DATA →
********************
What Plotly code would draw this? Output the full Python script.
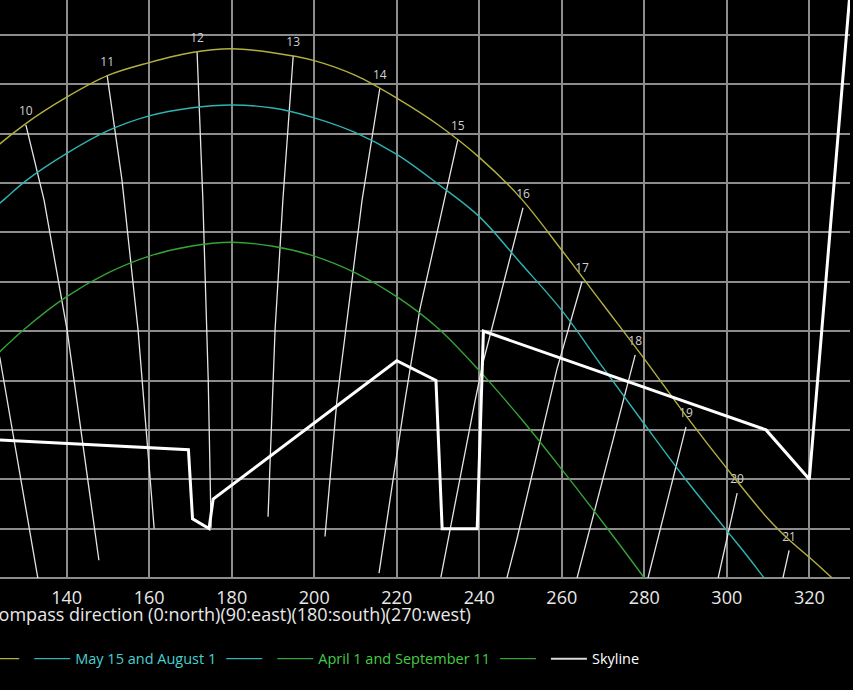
import plotly.graph_objects as go

# ---------------- data ----------------
# sun path, June 21
june_az = [110, 120, 130, 140, 150, 160, 170, 180, 190, 200, 210, 220, 230, 240,
           250, 260, 270, 280, 290, 300, 310, 315, 320, 325, 330]
june_el = [38.5, 42.6, 46.0, 48.7, 50.9, 52.2, 53.2, 53.6, 53.2, 52.4, 50.9, 48.6, 45.9, 42.6,
           38.5, 33.2, 27.7, 22.2, 16.5, 11.1, 6.0, 3.9, 2.1, 0.2, -1.7]

# sun path, May 15 and August 1
may_az = [120, 125, 130, 140, 150, 160, 170, 180, 190, 200, 210, 220, 230, 240,
          250, 260, 270, 280, 290, 300, 305, 310, 315]
may_el = [36.6, 38.4, 40.2, 43.0, 45.3, 46.8, 47.6, 47.9, 47.6, 46.6, 45.1, 42.9, 39.9, 36.6,
          31.9, 27.1, 21.3, 15.6, 10.0, 4.8, 2.2, -0.5, -3.0]

# sun path, April 1 and September 11
apr_az = [120, 130, 140, 150, 160, 170, 180, 190, 200, 210, 220, 230, 240, 250, 260, 270, 280, 285]
apr_el = [21.4, 25.3, 28.5, 30.9, 32.6, 33.6, 34.0, 33.6, 32.6, 30.9, 28.5, 25.3, 21.0, 16.2, 11.0, 5.6, 0.0, -3.0]

# skyline
sky_az = [100, 169.5, 170.5, 174.5, 175.5, 220, 229.5, 231, 239.5, 241, 309.5, 320, 330]
sky_el = [14.5, 13, 6, 5, 8, 22, 20, 5, 5, 25, 15, 10, 60]

# hour lines (solar position at a given clock hour across the season)
hours = [9, 10, 11, 12, 13, 14, 15, 16, 17, 18, 19, 20, 21]
hour_az = [
    [111.7, 123.8, 133.0],
    [130.1, 134.5, 140.1, 147.8],
    [149.8, 153.4, 157.3, 161.2],
    [171.6, 173.0, 174.3, 175.0],
    [194.9, 192.4, 190.5, 188.8],
    [215.9, 211.6, 205.5, 202.6],
    [234.8, 225.6, 222.0, 215.7],
    [250.6, 240.9, 239.0, 230.7],
    [264.9, 258.8, 249.1, 246.7],
    [277.8, 263.7],
    [290.1, 280.9],
    [302.5, 297.9],
    [315.1, 313.6],
]
hour_el = [
    [38.8, 22.3, 0.0],
    [45.9, 38.3, 25.1, 1.8],
    [50.9, 40.3, 25.1, 5.0],
    [53.3, 38.3, 20.1, 5.1],
    [52.9, 38.3, 25.1, 6.2],
    [49.6, 38.3, 18.0, 4.2],
    [44.4, 27.2, 18.0, 0.5],
    [37.5, 21.8, 18.0, 0.1],
    [30.0, 21.1, 3.9, 0.0],
    [22.6, 0.0],
    [15.3, 0.0],
    [8.6, 0.0],
    [2.8, 0.0],
]

x_ticks = [140, 160, 180, 200, 220, 240, 260, 280, 300, 320]
x_title = "compass direction (0:north)(90:east)(180:south)(270:west)"

# ---------------- styling ----------------
FONT = "Open Sans"
YELLOW = "#b4b040"
CYAN = "#2fb3b3"
GREEN = "#36a336"
CYAN_TXT = "#45d2d2"
GREEN_TXT = "#44cc44"
GRID = "#8d8d8d"

fig = go.Figure()

for h, xs, ys in zip(hours, hour_az, hour_el):
    n = len(xs)
    fig.add_trace(go.Scatter(
        x=xs, y=ys, mode="lines+markers+text",
        text=[str(h)] + [""] * (n - 1),
        textposition="top center",
        textfont=dict(family=FONT, size=12, color="#d0d0d0"),
        marker=dict(size=[9] + [0] * (n - 1), color="rgba(0,0,0,0)",
                    line=dict(width=0, color="rgba(0,0,0,0)")),
        line=dict(color="#e4e4e4", width=1.3),
        showlegend=False, hoverinfo="skip"))

def legend_name(txt, col):
    return f"<span style='color:{col}'>{txt}</span>"

fig.add_trace(go.Scatter(x=june_az, y=june_el, mode="lines", line=dict(color=YELLOW, width=1.4, shape="spline"),
                         name=legend_name("June 21", YELLOW)))
fig.add_trace(go.Scatter(x=[None], y=[None], mode="lines", line=dict(color=YELLOW, width=1.4), name=""))
fig.add_trace(go.Scatter(x=may_az, y=may_el, mode="lines", line=dict(color=CYAN, width=1.4, shape="spline"),
                         name=legend_name("May 15 and August 1", CYAN_TXT)))
fig.add_trace(go.Scatter(x=[None], y=[None], mode="lines", line=dict(color=CYAN, width=1.4), name=""))
fig.add_trace(go.Scatter(x=apr_az, y=apr_el, mode="lines", line=dict(color=GREEN, width=1.4, shape="spline"),
                         name=legend_name("April 1 and September 11", GREEN_TXT)))
fig.add_trace(go.Scatter(x=[None], y=[None], mode="lines", line=dict(color=GREEN, width=1.4), name=""))
fig.add_trace(go.Scatter(x=sky_az, y=sky_el, mode="lines", line=dict(color="white", width=3),
                         name="Skyline", showlegend=False))
fig.add_trace(go.Scatter(x=[None], y=[None], mode="lines", line=dict(color="#d8d8d8", width=2),
                         name=legend_name("Skyline", "white")))

fig.add_annotation(text=x_title, xref="paper", yref="paper", x=0.271, y=-0.063,
                   xanchor="center", yanchor="middle", showarrow=False,
                   font=dict(family=FONT, size=18, color="#e8e8e8"))

fig.update_layout(
    width=853, height=690,
    margin=dict(l=0, r=3, t=0, b=112, autoexpand=False),
    paper_bgcolor="black", plot_bgcolor="black",
    font=dict(family=FONT, color="#e8e8e8"),
    showlegend=True,
    legend=dict(orientation="h", x=-0.147, xanchor="left", y=-0.112, yanchor="top",
                font=dict(family=FONT, size=14.5, color="white"), bgcolor="rgba(0,0,0,0)",
                itemwidth=36),
    xaxis=dict(range=[123.83, 329.86], tickmode="array", tickvals=x_ticks,
               ticktext=[str(t) for t in x_ticks], showgrid=True, gridcolor=GRID, gridwidth=1.5,
               zeroline=False, showline=False, ticks="", ticklabelstandoff=7,
               tickfont=dict(family=FONT, size=18, color="#e8e8e8")),
    yaxis=dict(range=[0, 58.54], dtick=5, showgrid=True, gridcolor=GRID, gridwidth=1.5,
               zeroline=True, zerolinecolor=GRID, zerolinewidth=1.5, showline=False, ticks="",
               showticklabels=False),
)

fig.write_html("out.html", config={"displayModeBar": False},
               post_script="document.body.style.margin='0';document.body.style.background='black';")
********************
Write out the listing above exactly as it stands, pictures excluded.

What Plotly code would draw this? Output the full Python script.
import plotly.graph_objects as go

# ---------------- data ----------------
# sun path, June 21
june_az = [110, 120, 130, 140, 150, 160, 170, 180, 190, 200, 210, 220, 230, 240,
           250, 260, 270, 280, 290, 300, 310, 315, 320, 325, 330]
june_el = [38.5, 42.6, 46.0, 48.7, 50.9, 52.2, 53.2, 53.6, 53.2, 52.4, 50.9, 48.6, 45.9, 42.6,
           38.5, 33.2, 27.7, 22.2, 16.5, 11.1, 6.0, 3.9, 2.1, 0.2, -1.7]

# sun path, May 15 and August 1
may_az = [120, 125, 130, 140, 150, 160, 170, 180, 190, 200, 210, 220, 230, 240,
          250, 260, 270, 280, 290, 300, 305, 310, 315]
may_el = [36.6, 38.4, 40.2, 43.0, 45.3, 46.8, 47.6, 47.9, 47.6, 46.6, 45.1, 42.9, 39.9, 36.6,
          31.9, 27.1, 21.3, 15.6, 10.0, 4.8, 2.2, -0.5, -3.0]

# sun path, April 1 and September 11
apr_az = [120, 130, 140, 150, 160, 170, 180, 190, 200, 210, 220, 230, 240, 250, 260, 270, 280, 285]
apr_el = [21.4, 25.3, 28.5, 30.9, 32.6, 33.6, 34.0, 33.6, 32.6, 30.9, 28.5, 25.3, 21.0, 16.2, 11.0, 5.6, 0.0, -3.0]

# skyline
sky_az = [100, 169.5, 170.5, 174.5, 175.5, 220, 229.5, 231, 239.5, 241, 309.5, 320, 330]
sky_el = [14.5, 13, 6, 5, 8, 22, 20, 5, 5, 25, 15, 10, 60]

# hour lines (solar position at a given clock hour across the season)
hours = [9, 10, 11, 12, 13, 14, 15, 16, 17, 18, 19, 20, 21]
hour_az = [
    [111.7, 123.8, 133.0],
    [130.1, 134.5, 140.1, 147.8],
    [149.8, 153.4, 157.3, 161.2],
    [171.6, 173.0, 174.3, 175.0],
    [194.9, 192.4, 190.5, 188.8],
    [215.9, 211.6, 205.5, 202.6],
    [234.8, 225.6, 222.0, 215.7],
    [250.6, 240.9, 239.0, 230.7],
    [264.9, 258.8, 249.1, 246.7],
    [277.8, 263.7],
    [290.1, 280.9],
    [302.5, 297.9],
    [315.1, 313.6],
]
hour_el = [
    [38.8, 22.3, 0.0],
    [45.9, 38.3, 25.1, 1.8],
    [50.9, 40.3, 25.1, 5.0],
    [53.3, 38.3, 20.1, 5.1],
    [52.9, 38.3, 25.1, 6.2],
    [49.6, 38.3, 18.0, 4.2],
    [44.4, 27.2, 18.0, 0.5],
    [37.5, 21.8, 18.0, 0.1],
    [30.0, 21.1, 3.9, 0.0],
    [22.6, 0.0],
    [15.3, 0.0],
    [8.6, 0.0],
    [2.8, 0.0],
]

x_ticks = [140, 160, 180, 200, 220, 240, 260, 280, 300, 320]
x_title = "compass direction (0:north)(90:east)(180:south)(270:west)"

# ---------------- styling ----------------
FONT = "Open Sans"
YELLOW = "#b4b040"
CYAN = "#2fb3b3"
GREEN = "#36a336"
CYAN_TXT = "#45d2d2"
GREEN_TXT = "#44cc44"
GRID = "#8d8d8d"

fig = go.Figure()

for h, xs, ys in zip(hours, hour_az, hour_el):
    n = len(xs)
    fig.add_trace(go.Scatter(
        x=xs, y=ys, mode="lines+markers+text",
        text=[str(h)] + [""] * (n - 1),
        textposition="top center",
        textfont=dict(family=FONT, size=12, color="#d0d0d0"),
        marker=dict(size=[9] + [0] * (n - 1), color="rgba(0,0,0,0)",
                    line=dict(width=0, color="rgba(0,0,0,0)")),
        line=dict(color="#e4e4e4", width=1.3),
        showlegend=False, hoverinfo="skip"))

def legend_name(txt, col):
    return f"<span style='color:{col}'>{txt}</span>"

fig.add_trace(go.Scatter(x=june_az, y=june_el, mode="lines", line=dict(color=YELLOW, width=1.4, shape="spline"),
                         name=legend_name("June 21", YELLOW)))
fig.add_trace(go.Scatter(x=[None], y=[None], mode="lines", line=dict(color=YELLOW, width=1.4), name=""))
fig.add_trace(go.Scatter(x=may_az, y=may_el, mode="lines", line=dict(color=CYAN, width=1.4, shape="spline"),
                         name=legend_name("May 15 and August 1", CYAN_TXT)))
fig.add_trace(go.Scatter(x=[None], y=[None], mode="lines", line=dict(color=CYAN, width=1.4), name=""))
fig.add_trace(go.Scatter(x=apr_az, y=apr_el, mode="lines", line=dict(color=GREEN, width=1.4, shape="spline"),
                         name=legend_name("April 1 and September 11", GREEN_TXT)))
fig.add_trace(go.Scatter(x=[None], y=[None], mode="lines", line=dict(color=GREEN, width=1.4), name=""))
fig.add_trace(go.Scatter(x=sky_az, y=sky_el, mode="lines", line=dict(color="white", width=3),
                         name="Skyline", showlegend=False))
fig.add_trace(go.Scatter(x=[None], y=[None], mode="lines", line=dict(color="#d8d8d8", width=2),
                         name=legend_name("Skyline", "white")))

fig.add_annotation(text=x_title, xref="paper", yref="paper", x=0.271, y=-0.063,
                   xanchor="center", yanchor="middle", showarrow=False,
                   font=dict(family=FONT, size=18, color="#e8e8e8"))

fig.update_layout(
    width=853, height=690,
    margin=dict(l=0, r=3, t=0, b=112, autoexpand=False),
    paper_bgcolor="black", plot_bgcolor="black",
    font=dict(family=FONT, color="#e8e8e8"),
    showlegend=True,
    legend=dict(orientation="h", x=-0.147, xanchor="left", y=-0.112, yanchor="top",
                font=dict(family=FONT, size=14.5, color="white"), bgcolor="rgba(0,0,0,0)",
                itemwidth=36),
    xaxis=dict(range=[123.83, 329.86], tickmode="array", tickvals=x_ticks,
               ticktext=[str(t) for t in x_ticks], showgrid=True, gridcolor=GRID, gridwidth=1.5,
               zeroline=False, showline=False, ticks="", ticklabelstandoff=7,
               tickfont=dict(family=FONT, size=18, color="#e8e8e8")),
    yaxis=dict(range=[0, 58.54], dtick=5, showgrid=True, gridcolor=GRID, gridwidth=1.5,
               zeroline=True, zerolinecolor=GRID, zerolinewidth=1.5, showline=False, ticks="",
               showticklabels=False),
)

fig.write_html("out.html", config={"displayModeBar": False},
               post_script="document.body.style.margin='0';document.body.style.background='black';")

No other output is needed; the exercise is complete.